= Frank E. Resnik =

Frank E. Resnik (October 14, 1928 - April 17, 1995) was CEO (1984-1989) and Chairman (1989-1991) of Philip Morris USA.

==Formative years==
Resnik was born in Pleasant Unity, Pennsylvania on October 14, 1928. After graduating from high school, he joined the United States Army where he became an instructor and first field sergeant. After his service in the Army, Resnik attended Saint Vincent College in Latrobe, Pennsylvania, on a football scholarship. He graduated with a degree in chemistry in 1952 and later earned a master's degree in chemistry from the University of Richmond in Richmond, Virginia.

==Professional life==
Resnik began his career as a research chemist with Philip Morris in Richmond, Virginia during the 1950s. In 1980, he was named executive vice president of Philip Morris' Tobacco Technology Group.

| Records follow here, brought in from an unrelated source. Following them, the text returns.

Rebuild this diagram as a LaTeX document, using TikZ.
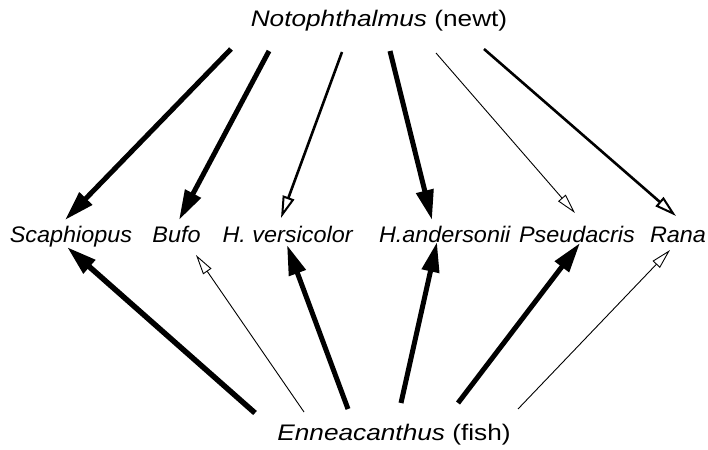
\documentclass[tikz,border=0pt]{standalone}
\usepackage{fontspec}
\setmainfont{Liberation Sans}[FakeStretch=1.04]
\newfontfamily\widefont{Liberation Sans}[FakeStretch=1.165]
\usetikzlibrary{arrows.meta}
\tikzset{
  lbl/.style={inner sep=0pt, anchor=base, font=\fontsize{22.5}{27}\selectfont},
  endlbl/.style={lbl, font=\widefont\fontsize{22.5}{27}\selectfont},
  heavy/.style={line width=5pt, -{Triangle[length=30pt,width=17pt]}},
  midw/.style={line width=2.6pt, -{Triangle[open,length=22pt,width=12pt,line width=2pt]}},
  thin/.style={line width=0.9pt, -{Triangle[open,length=20pt,width=10pt,line width=0.9pt]}},
}
\begin{document}
\begin{tikzpicture}[x=1pt,y=-1pt]
\useasboundingbox (0,0) rectangle (708,449);
% labels
\node[endlbl] (newt) at (379,27) {\textit{Notophthalmus} (newt)};
\node[endlbl] (fish) at (394,440) {\textit{Enneacanthus} (fish)};
\node[lbl] (scaph) at (71,242) {\textit{Scaphiopus}};
\node[lbl] (bufo) at (176.5,242) {\textit{Bufo}};
\node[lbl] (hver) at (288,242) {\textit{H. versicolor}};
\node[lbl] (hand) at (445,242) {\textit{H.andersonii}};
\node[lbl] (pseu) at (577,242) {\textit{Pseudacris}};
\node[lbl] (rana) at (678,242) {\textit{Rana}};
% connector end points
\coordinate (n1) at (231,49);
\coordinate (n2) at (269,51);
\coordinate (n3) at (342,52);
\coordinate (n4) at (390,51);
\coordinate (n5) at (436,53);
\coordinate (n6) at (484,49);
\coordinate (f1) at (255,413);
\coordinate (f2) at (304,412);
\coordinate (f3) at (348,409);
\coordinate (f4) at (401,403);
\coordinate (f5) at (458,403);
\coordinate (f6) at (518,409);
\coordinate (s1t) at (65,220);
\coordinate (s2t) at (179,220);
\coordinate (s3t) at (281,218);
\coordinate (s4t) at (432,220);
\coordinate (s5t) at (575,213);
\coordinate (s6t) at (676,216);
\coordinate (s1b) at (67,247);
\coordinate (s2b) at (196,255);
\coordinate (s3b) at (287,245);
\coordinate (s4b) at (437,242);
\coordinate (s5b) at (580,243);
\coordinate (s6b) at (670,250);
% newt arrows
\draw[heavy] (n1) -- (s1t);
\draw[heavy] (n2) -- (s2t);
\draw[midw] (n3) -- (s3t);
\draw[heavy] (n4) -- (s4t);
\draw[thin] (n5) -- (s5t);
\draw[midw] (n6) -- (s6t);
% fish arrows
\draw[heavy,line width=5.5pt] (f1) -- (s1b);
\draw[thin] (f2) -- (s2b);
\draw[heavy] (f3) -- (s3b);
\draw[heavy] (f4) -- (s4b);
\draw[heavy] (f5) -- (s5b);
\draw[thin] (f6) -- (s6b);
\end{tikzpicture}
\end{document}
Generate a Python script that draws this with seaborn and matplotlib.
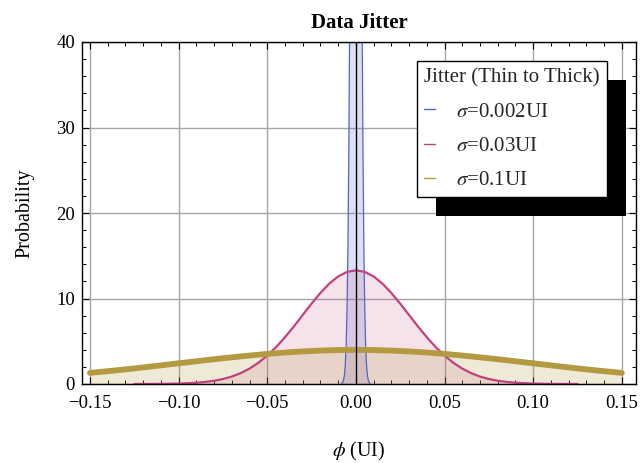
import numpy as np
import pandas as pd
import matplotlib
matplotlib.use("Agg")
import matplotlib.pyplot as plt
import seaborn as sns
from matplotlib.ticker import FixedLocator, MultipleLocator
from matplotlib.patches import Rectangle
from matplotlib.lines import Line2D

# ---- data ----
x_thin = [-0.008, -0.0075, -0.007, -0.0065, -0.006, -0.0055, -0.005, -0.0045, -0.004,
          -0.0035, -0.003, -0.0025, -0.002, -0.0015, -0.001, -0.0005, 0.0,
          0.0005, 0.001, 0.0015, 0.002, 0.0025, 0.003, 0.0035, 0.004,
          0.0045, 0.005, 0.0055, 0.006, 0.0065, 0.007, 0.0075, 0.008]
y_thin = [0.07, 0.18, 0.44, 1.0, 2.2, 4.5, 8.8, 15.9, 27.0,
          43.1, 64.8, 91.4, 121.0, 150.6, 176.0, 193.4, 199.5,
          193.4, 176.0, 150.6, 121.0, 91.4, 64.8, 43.1, 27.0,
          15.9, 8.8, 4.5, 2.2, 1.0, 0.44, 0.18, 0.07]

x_mid = [-0.125, -0.11, -0.10, -0.095, -0.09, -0.085, -0.08, -0.075, -0.07, -0.065,
         -0.06, -0.055, -0.05, -0.045, -0.04, -0.035, -0.03, -0.025, -0.02, -0.015,
         -0.01, -0.005, 0.0, 0.005, 0.01, 0.015, 0.02, 0.025, 0.03, 0.035,
         0.04, 0.045, 0.05, 0.055, 0.06, 0.065, 0.07, 0.075, 0.08, 0.085,
         0.09, 0.095, 0.10, 0.11, 0.125]
y_mid = [0.0, 0.01, 0.05, 0.09, 0.15, 0.24, 0.38, 0.58, 0.87, 1.27,
         1.80, 2.48, 3.32, 4.32, 5.47, 6.73, 8.07, 9.40, 10.65, 11.74,
         12.58, 13.11, 13.30, 13.11, 12.58, 11.74, 10.65, 9.40, 8.07, 6.73,
         5.47, 4.32, 3.32, 2.48, 1.80, 1.27, 0.87, 0.58, 0.38, 0.24,
         0.15, 0.09, 0.05, 0.01, 0.0]

x_thick = [-0.15, -0.14, -0.13, -0.12, -0.11, -0.10, -0.09, -0.08, -0.07, -0.06,
           -0.05, -0.04, -0.03, -0.02, -0.01, 0.0, 0.01, 0.02, 0.03, 0.04,
           0.05, 0.06, 0.07, 0.08, 0.09, 0.10, 0.11, 0.12, 0.13, 0.14, 0.15]
y_thick = [1.30, 1.50, 1.71, 1.94, 2.18, 2.42, 2.66, 2.90, 3.12, 3.33,
           3.52, 3.68, 3.81, 3.91, 3.97, 3.99, 3.97, 3.91, 3.81, 3.68,
           3.52, 3.33, 3.12, 2.90, 2.66, 2.42, 2.18, 1.94, 1.71, 1.50, 1.30]

labels = ["=0.002UI", "=0.03UI", "=0.1UI"]
x_ticks = [-0.15, -0.10, -0.05, 0.00, 0.05, 0.10, 0.15]
y_ticks = [0, 10, 20, 30, 40]

# ---- style ----
sns.set_theme(style="white")
plt.rcParams["font.family"] = ["Liberation Serif", "DejaVu Serif"]
plt.rcParams["mathtext.fontset"] = "stix"

colors = ["#5166c4", "#c3407f", "#b3993f"]
widths = [0.9, 1.6, 4.2]
fill_alpha = [0.2, 0.15, 0.2]

fig = plt.figure(figsize=(6.42, 4.63), dpi=100)
ax = fig.add_axes([82 / 642, 1 - 384 / 463, (636 - 82) / 642, (384 - 42) / 463])

series = [(x_thin, y_thin), (x_mid, y_mid), (x_thick, y_thick)]
for (xs, ys), c, a in zip(series, colors, fill_alpha):
    ax.fill_between(xs, 0, ys, color=c, alpha=a, linewidth=0, zorder=1)

for i, ((xs, ys), c, w) in enumerate(zip(series, colors, widths)):
    df = pd.DataFrame({"x": xs, "y": ys})
    sns.lineplot(data=df, x="x", y="y", ax=ax, color=c, linewidth=w,
                 sort=False, zorder=3 + i)
for ln in ax.lines[1:]:
    ln.set_clip_on(False)

ax.axvline(0, color="black", linewidth=0.9, zorder=7)

ax.set_xlim(-0.1545, 0.158)
ax.set_ylim(0, 40)

ax.xaxis.set_major_locator(FixedLocator(x_ticks))
ax.set_xticklabels([("\u2212" if v < 0 else "") + f"{abs(v):.2f}" for v in x_ticks])
ax.xaxis.set_minor_locator(MultipleLocator(0.01))
ax.yaxis.set_major_locator(FixedLocator(y_ticks))
ax.set_yticklabels([str(v) for v in y_ticks])
ax.yaxis.set_minor_locator(MultipleLocator(2))

ax.tick_params(which="both", direction="in", top=True, right=True,
               bottom=True, left=True, color="black", labelsize=13.5,
               labelcolor="black")
ax.tick_params(which="major", length=5, width=0.8)
ax.tick_params(which="minor", length=3, width=0.7)
ax.tick_params(axis="x", which="major", pad=8)
ax.tick_params(axis="y", which="major", pad=5)

ax.grid(True, which="major", color="#a6a6a6", linewidth=1.0, zorder=0)
ax.set_axisbelow(True)
for s in ax.spines.values():
    s.set_color("black")
    s.set_linewidth(1.0)
    s.set_zorder(8)

ax.set_xlabel(r"$\phi$ (UI)", fontsize=14.5, labelpad=20, color="black")
ax.set_ylabel("Probability", fontsize=14.5, labelpad=16, color="black")
ax.set_title("Data Jitter", fontsize=15, fontweight="bold", pad=10, color="black")

handles = [Line2D([0], [0], color=c, lw=1.0) for c in colors]
leg = ax.legend(handles, [r"$\sigma$" + l for l in labels],
                title="Jitter (Thin to Thick)", loc="upper left",
                bbox_to_anchor=((417 - 82) / 554, 1 - (61 - 42) / 342),
                borderaxespad=0,
                frameon=True, fancybox=False, shadow=False, fontsize=15,
                title_fontsize=15, handlelength=0.5, handletextpad=1.0,
                labelspacing=0.7, borderpad=0.35, alignment="left")
leg.get_frame().set_edgecolor("black")
leg.get_frame().set_linewidth(1.0)
leg.get_frame().set_facecolor("white")
leg.get_frame().set_alpha(1)
leg.set_zorder(10)

fig.canvas.draw()
bb = leg.get_window_extent()
inv = fig.transFigure.inverted()
x0, y0 = inv.transform((bb.x0 + 19, bb.y0 - 19))
x1, y1 = inv.transform((bb.x1 + 19, bb.y1 - 19))
shadow = Rectangle((x0, y0), x1 - x0, y1 - y0, transform=fig.transFigure,
                   facecolor="black", edgecolor="none", zorder=9)
ax.add_artist(shadow)
shadow.set_clip_on(False)

fig.savefig("out.png", dpi=100)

In 1984, he was named president and CEO of Philip Morris USA. In 1989, he became chairman of that same company. In 1988, he received the Horatio Alger Award. During his career in the tobacco industry, Resnik contributed thirty articles to scientific literature.

In January 1991, after thirty-eight years with Philip Morris, Resnik retired and moved to Jupiter, Florida.

==Death and interment==
Resnik died on April 17, 1995 in West Palm Beach, Florida, and was buried in St. Vincent Cemetery, Unity Township, Westmoreland County, Pennsylvania.